Based on the above qualities...which I also ascribe to women...do you feel that today's dating scene subscribes to these qualities...or is social commentary and what one calls dating...rather thin on the surface because many of these qualities are lacking....a) on a date, b) within families c) within business d) within politics..... which develop our values.
I would say that the state of this world...perfectly reflects the state of the male mind whose actions are dominated by society's fashion and business credo's, as well as a dominant structured society geared toward Sun Tzu's 'Art of War' principles which are predominantly based on fear...to overtake, to wage war, to dominate.....
To try to overcome another or take advantage of another requires that ONE has fear if one needs to overcome another or manipulate another. It is my estimation that it is fear that drives the dating scene...so how can there be a good outcome...period... without first the inward search as to who and what we are...ie what wisdom do we contain, how much fear is on us and do we project inward fears onto others!
Self-reflection, I believe is a must before one even considers dating! What one ends up with is generally just a reflection of inner angst or inner beauty!
By the way...my book SUNBLOOD: I Lived To Tell the Story has a beautiful understanding of the lost and most beautiful qualities of the male... qualities that cannot survive in a society that does not honour truth, justice, and beauty but lives with spin and lobbyists who decry the very values our societies were built upon in the first place. If you really want a conversation about life and the female angst try reading the book!
I also suggest this for females as well so that they can get a better understanding of the lost qualities within the male, a greater understanding of beauty, for when beauty of the male is understood those qualities may be allowed to be renewed within a society that fears true beauty and inner strength, for society sees beauty's reflection as a mirror that threatens their inner angst, an angst which is much easier to live with...considering complaining and crap are easier dealt with than inspiration to move toward a path of greatness, a path of beauty and of truth and of honour and of justice within one's own actions and beauty!
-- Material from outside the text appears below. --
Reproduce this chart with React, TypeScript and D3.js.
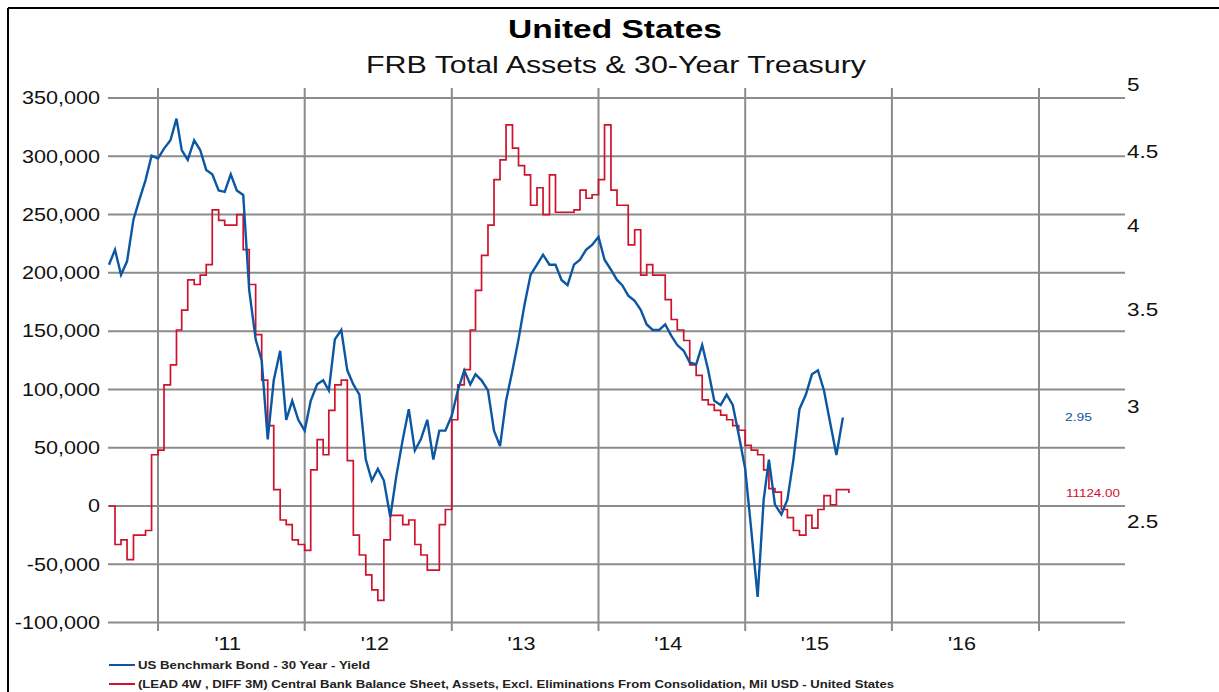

To ultimately face the darkness and fear within oneself!
By the way I'm not a feminist, never have been, although I have no judgement toward feminism..I have always felt that when you take a side you are thus stating that you have an enemy...which denotes one has loss. Loss only comes from within which perpetuates event outside of oneself. What we envision we experience.
What do we want to experience..that is the real question and the journey!